The old baseball color line: "It cheated everyone ... the fans, both black and white, who never got to see those great players ... the Negro League players because of the obvious denial involved ... the white players because they never got to measure themselves against some of the greatest players who ever lived."

Today's athletes: "Don't even ask me that. These fellows used to play for the fun of the game and to represent a team. Nowadays, they're mercenaries, worse than mercenaries. For one more dollar they go across the street to play. And I am disgusted by all those gyrations after they make a tackle, the way they mug for the camera. We never got that from Oscar Robertson, Dr. J. or Gale Sayers."

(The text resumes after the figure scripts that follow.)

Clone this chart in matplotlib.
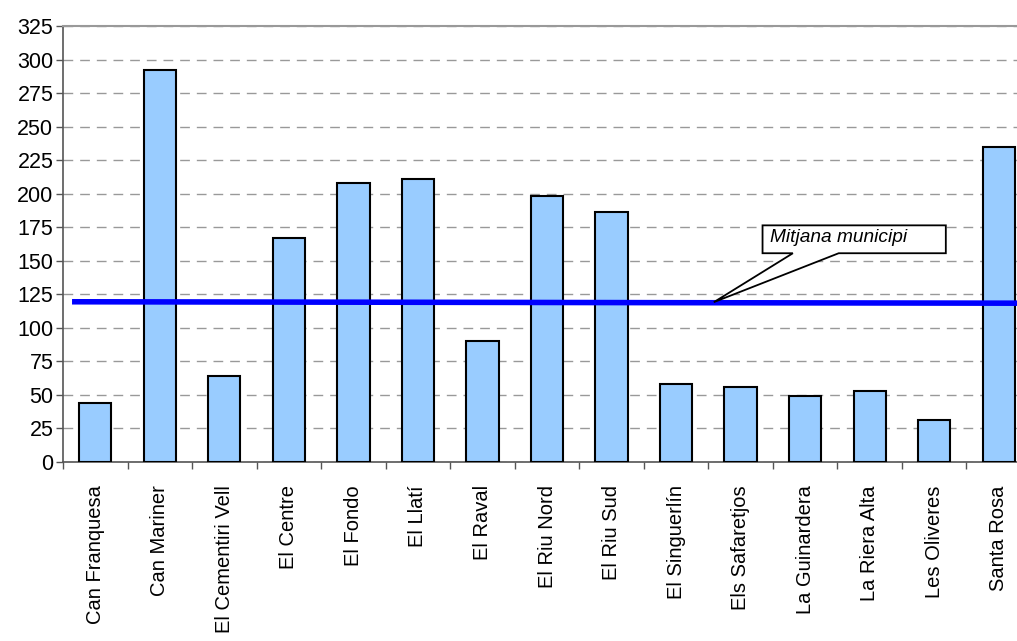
import matplotlib
matplotlib.use("Agg")
import matplotlib.pyplot as plt
from matplotlib.patches import Polygon
import numpy as np

plt.rcParams['font.family'] = ['Liberation Sans', 'DejaVu Sans']

categories = ["Can Franquesa", "Can Mariner", "El Cementiri Vell", "El Centre",
              "El Fondo", "El Llatí", "El Raval", "El Riu Nord", "El Riu Sud",
              "El Singuerlín", "Els Safaretjos", "La Guinardera", "La Riera Alta",
              "Les Oliveres", "Santa Rosa"]
values = [44, 292, 64, 167, 208, 211, 90, 198, 186, 58, 56, 49, 53, 31, 235]
mitjana_start = 119.3
mitjana_end = 118.2
yticks = list(range(0, 326, 25))

W, H = 1017, 641
fig = plt.figure(figsize=(W / 100, H / 100), dpi=100)
left, right, top, bottom = 63, 1031, 26, 461.7
ax = fig.add_axes([left / W, 1 - bottom / H, (right - left) / W, (bottom - top) / H])

x = np.arange(len(categories))
ax.bar(x, values, width=0.5, color="#99ccff", edgecolor="black", linewidth=1.5, zorder=3)

ax.set_xlim(-0.5, len(categories) - 0.5)
ax.set_ylim(0, 325)
ax.set_yticks(yticks)
ax.set_yticklabels([str(v) for v in yticks], fontsize=15.5)
ax.yaxis.grid(True, linestyle=(0, (7, 5)), color="#999999", linewidth=1, zorder=0)
ax.tick_params(axis='y', direction='out', length=5, width=1, color="#555555", pad=2)

ax.set_xticks(x)
ax.set_xticklabels(categories, rotation=90, fontsize=14.5)
ax.tick_params(axis='x', length=0, pad=17)
ax.set_xticks(np.arange(len(categories) + 1) - 0.5, minor=True)
ax.tick_params(axis='x', which='minor', direction='out', length=5, width=1, color="#555555")

for s in ['left', 'bottom']:
    ax.spines[s].set_color("#555555")
    ax.spines[s].set_linewidth(1.2)
ax.spines['top'].set_color("#999999")
ax.spines['top'].set_linewidth(1.5)
ax.spines['right'].set_visible(False)

# average line
ax.plot([-0.36, 14.75], [mitjana_start, mitjana_end], color="#0000ff", linewidth=4, zorder=4,
        solid_capstyle='butt')

# callout
bx0, bx1, by0, by1 = 10.34, 13.18, 155.5, 176.3
tip = (9.585, 119.0)
poly = Polygon([(bx0, by1), (bx1, by1), (bx1, by0), (11.52, by0), tip, (10.81, by0), (bx0, by0)],
               closed=True, facecolor="white", edgecolor="black", linewidth=1.3, zorder=5)
ax.add_patch(poly)
ax.text(bx0 + 0.12, (by0 + by1) / 2 + 1, "Mitjana municipi", fontsize=13.8, style='italic',
        ha='left', va='center', zorder=6)

fig.savefig("out.png", dpi=100)
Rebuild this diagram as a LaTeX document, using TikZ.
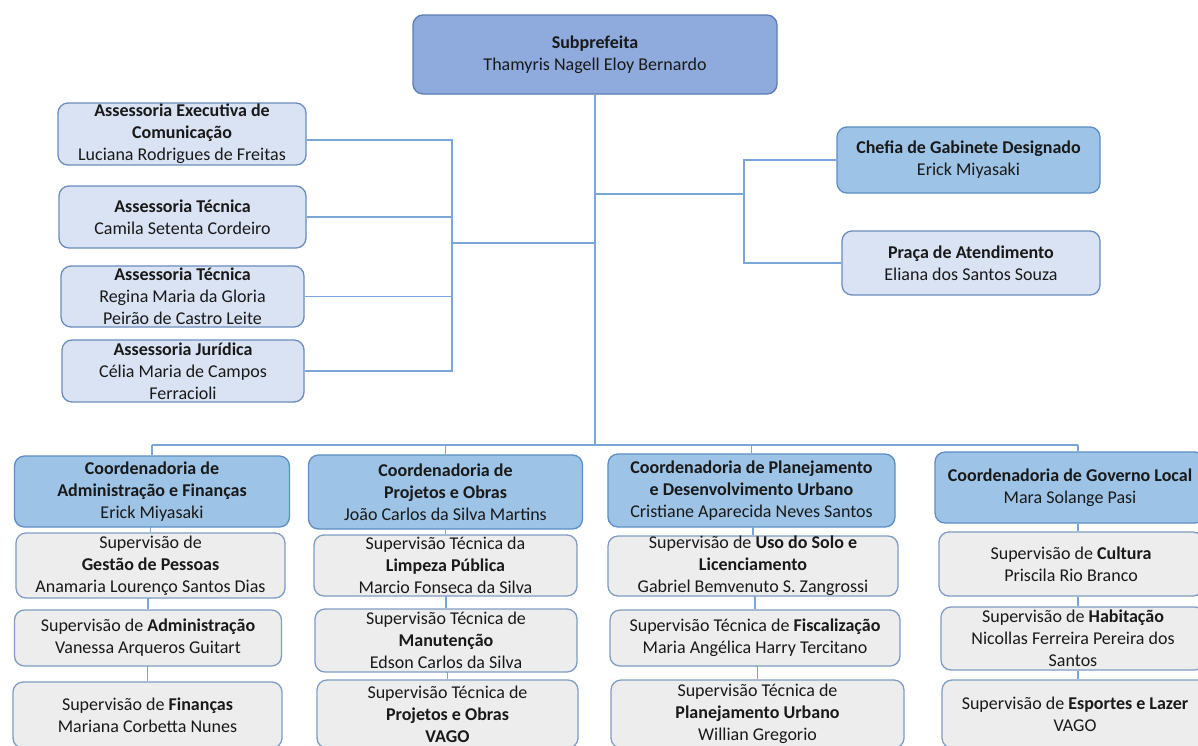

The loss of tradition: "I couldn't believe it when Tim Raines said he had never heard of Jackie (Robinson) until he got to the majors and the others who said they didn't care. It's so sad because they never heard of George Washington Carver and one day one of them will say he never heard of Martin Luther King. It's not about what once were negatives. It's about knowing where we came from."

Awards and honors: "The Society of Black Journalists honored me because they said I was the one who opened the door. I don't see it that way. I told them I didn't deserve it because it doesn't mean anything to open a door if nobody comes through it. They came through. That's what matters."

Perhaps. But they had one hell of a door-opener.